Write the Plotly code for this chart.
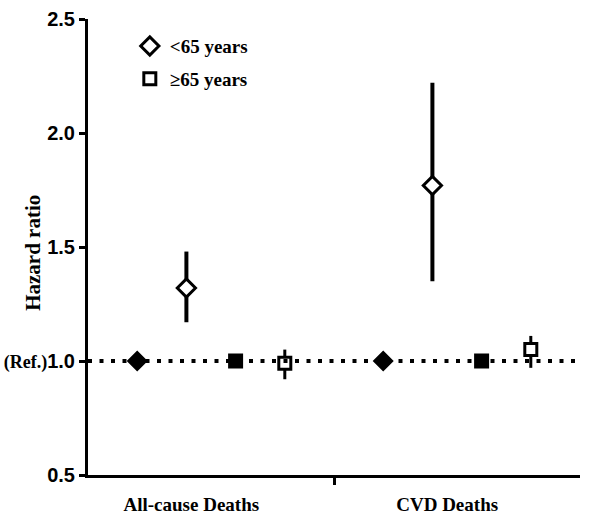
import plotly.graph_objects as go

# ---- data ----
categories = ["All-cause Deaths", "CVD Deaths"]
ref_hr = [1.0, 1.0]
hr_under65 = [1.32, 1.77]
lo_under65 = [1.17, 1.35]
hi_under65 = [1.48, 2.22]
hr_65plus = [0.99, 1.05]
lo_65plus = [0.92, 0.97]
hi_65plus = [1.05, 1.11]
y_ticks = [0.5, 1.0, 1.5, 2.0, 2.5]
y_ticktext = ["0.5", "<span style='font-family:Liberation Serif;font-size:18px'>(Ref.)</span>1.0", "1.5", "2.0", "2.5"]
series_names = ["<65 years", "≥65 years"]

# ---- positions (computed) ----
group_step = 5
x_ref_u = [1 + g * group_step for g in range(len(categories))]
x_u = [2 + g * group_step for g in range(len(categories))]
x_ref_o = [3 + g * group_step for g in range(len(categories))]
x_o = [4 + g * group_step for g in range(len(categories))]
label_x = [2.1 + g * group_step * 1.04 for g in range(len(categories))]

SERIF = "Liberation Serif, Times New Roman"
SANS = "Liberation Sans, Arial"

fig = go.Figure()

fig.add_trace(go.Scatter(x=x_ref_u, y=ref_hr, mode="markers", showlegend=False,
                         marker=dict(symbol="diamond", size=14, color="black",
                                     line=dict(color="black", width=2))))
fig.add_trace(go.Scatter(x=x_ref_o, y=ref_hr, mode="markers", showlegend=False,
                         marker=dict(symbol="square", size=13, color="black",
                                     line=dict(color="black", width=2))))

fig.add_trace(go.Scatter(
    x=x_u, y=hr_under65, mode="markers", name=series_names[0], legendgroup="a",
    marker=dict(symbol="diamond", size=14, color="white", line=dict(color="black", width=3)),
    error_y=dict(type="data", symmetric=False,
                 array=[h - v for h, v in zip(hi_under65, hr_under65)],
                 arrayminus=[v - l for v, l in zip(hr_under65, lo_under65)],
                 color="black", thickness=4, width=0)))
fig.add_trace(go.Scatter(
    x=x_o, y=hr_65plus, mode="markers", name=series_names[1], legendgroup="b",
    marker=dict(symbol="square", size=12, color="white", line=dict(color="black", width=3)),
    error_y=dict(type="data", symmetric=False,
                 array=[h - v for h, v in zip(hi_65plus, hr_65plus)],
                 arrayminus=[v - l for v, l in zip(hr_65plus, lo_65plus)],
                 color="black", thickness=3, width=0)))

fig.add_shape(type="line", xref="x", yref="y", x0=0, x1=10, y0=ref_hr[0], y1=ref_hr[0],
              line=dict(color="black", width=4, dash="4px,7.5px"), layer="above")

fig.add_annotation(text="Hazard ratio", xref="paper", yref="paper", x=-0.112, y=0.487,
                   xanchor="center", yanchor="middle", textangle=-90, showarrow=False,
                   font=dict(family=SERIF, size=21, color="black", weight="bold"))

fig.update_layout(
    width=600, height=528,
    margin=dict(l=88, r=20, t=19, b=53),
    paper_bgcolor="white", plot_bgcolor="white",
    showlegend=True,
    legend=dict(x=0.085, y=0.982, xanchor="left", yanchor="top",
                font=dict(family=SERIF, size=19, color="black", weight="bold"),
                tracegroupgap=5, bgcolor="rgba(0,0,0,0)"),
    xaxis=dict(range=[0, 10], showgrid=False, zeroline=False, automargin=False,
               showline=True, linecolor="black", linewidth=3,
               tickvals=label_x, ticktext=categories, ticks="outside", ticklen=0,
               ticklabelstandoff=10,
               tickfont=dict(family=SERIF, size=19, color="black", weight="bold"),
               minor=dict(tickvals=[5], ticks="outside", ticklen=7, tickwidth=3, tickcolor="black")),
    yaxis=dict(range=[0.5, 2.5], showgrid=False, zeroline=False, automargin=False,
               showline=True, linecolor="black", linewidth=3,
               tickvals=y_ticks, ticktext=y_ticktext, ticks="outside", ticklen=6, tickwidth=3,
               tickcolor="black",
               tickfont=dict(family=SANS, size=20, color="black", weight="bold")),
)

fig.write_html("out.html", config={"displayModeBar": False},
               post_script="document.body.style.margin='0';")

══════════

= What is asked =
Leaving out the pictures, repeat the data above exactly.

= Result of the task =
Write the Plotly code for this chart.
import plotly.graph_objects as go

# ---- data ----
categories = ["All-cause Deaths", "CVD Deaths"]
ref_hr = [1.0, 1.0]
hr_under65 = [1.32, 1.77]
lo_under65 = [1.17, 1.35]
hi_under65 = [1.48, 2.22]
hr_65plus = [0.99, 1.05]
lo_65plus = [0.92, 0.97]
hi_65plus = [1.05, 1.11]
y_ticks = [0.5, 1.0, 1.5, 2.0, 2.5]
y_ticktext = ["0.5", "<span style='font-family:Liberation Serif;font-size:18px'>(Ref.)</span>1.0", "1.5", "2.0", "2.5"]
series_names = ["<65 years", "≥65 years"]

# ---- positions (computed) ----
group_step = 5
x_ref_u = [1 + g * group_step for g in range(len(categories))]
x_u = [2 + g * group_step for g in range(len(categories))]
x_ref_o = [3 + g * group_step for g in range(len(categories))]
x_o = [4 + g * group_step for g in range(len(categories))]
label_x = [2.1 + g * group_step * 1.04 for g in range(len(categories))]

SERIF = "Liberation Serif, Times New Roman"
SANS = "Liberation Sans, Arial"

fig = go.Figure()

fig.add_trace(go.Scatter(x=x_ref_u, y=ref_hr, mode="markers", showlegend=False,
                         marker=dict(symbol="diamond", size=14, color="black",
                                     line=dict(color="black", width=2))))
fig.add_trace(go.Scatter(x=x_ref_o, y=ref_hr, mode="markers", showlegend=False,
                         marker=dict(symbol="square", size=13, color="black",
                                     line=dict(color="black", width=2))))

fig.add_trace(go.Scatter(
    x=x_u, y=hr_under65, mode="markers", name=series_names[0], legendgroup="a",
    marker=dict(symbol="diamond", size=14, color="white", line=dict(color="black", width=3)),
    error_y=dict(type="data", symmetric=False,
                 array=[h - v for h, v in zip(hi_under65, hr_under65)],
                 arrayminus=[v - l for v, l in zip(hr_under65, lo_under65)],
                 color="black", thickness=4, width=0)))
fig.add_trace(go.Scatter(
    x=x_o, y=hr_65plus, mode="markers", name=series_names[1], legendgroup="b",
    marker=dict(symbol="square", size=12, color="white", line=dict(color="black", width=3)),
    error_y=dict(type="data", symmetric=False,
                 array=[h - v for h, v in zip(hi_65plus, hr_65plus)],
                 arrayminus=[v - l for v, l in zip(hr_65plus, lo_65plus)],
                 color="black", thickness=3, width=0)))

fig.add_shape(type="line", xref="x", yref="y", x0=0, x1=10, y0=ref_hr[0], y1=ref_hr[0],
              line=dict(color="black", width=4, dash="4px,7.5px"), layer="above")

fig.add_annotation(text="Hazard ratio", xref="paper", yref="paper", x=-0.112, y=0.487,
                   xanchor="center", yanchor="middle", textangle=-90, showarrow=False,
                   font=dict(family=SERIF, size=21, color="black", weight="bold"))

fig.update_layout(
    width=600, height=528,
    margin=dict(l=88, r=20, t=19, b=53),
    paper_bgcolor="white", plot_bgcolor="white",
    showlegend=True,
    legend=dict(x=0.085, y=0.982, xanchor="left", yanchor="top",
                font=dict(family=SERIF, size=19, color="black", weight="bold"),
                tracegroupgap=5, bgcolor="rgba(0,0,0,0)"),
    xaxis=dict(range=[0, 10], showgrid=False, zeroline=False, automargin=False,
               showline=True, linecolor="black", linewidth=3,
               tickvals=label_x, ticktext=categories, ticks="outside", ticklen=0,
               ticklabelstandoff=10,
               tickfont=dict(family=SERIF, size=19, color="black", weight="bold"),
               minor=dict(tickvals=[5], ticks="outside", ticklen=7, tickwidth=3, tickcolor="black")),
    yaxis=dict(range=[0.5, 2.5], showgrid=False, zeroline=False, automargin=False,
               showline=True, linecolor="black", linewidth=3,
               tickvals=y_ticks, ticktext=y_ticktext, ticks="outside", ticklen=6, tickwidth=3,
               tickcolor="black",
               tickfont=dict(family=SANS, size=20, color="black", weight="bold")),
)

fig.write_html("out.html", config={"displayModeBar": False},
               post_script="document.body.style.margin='0';")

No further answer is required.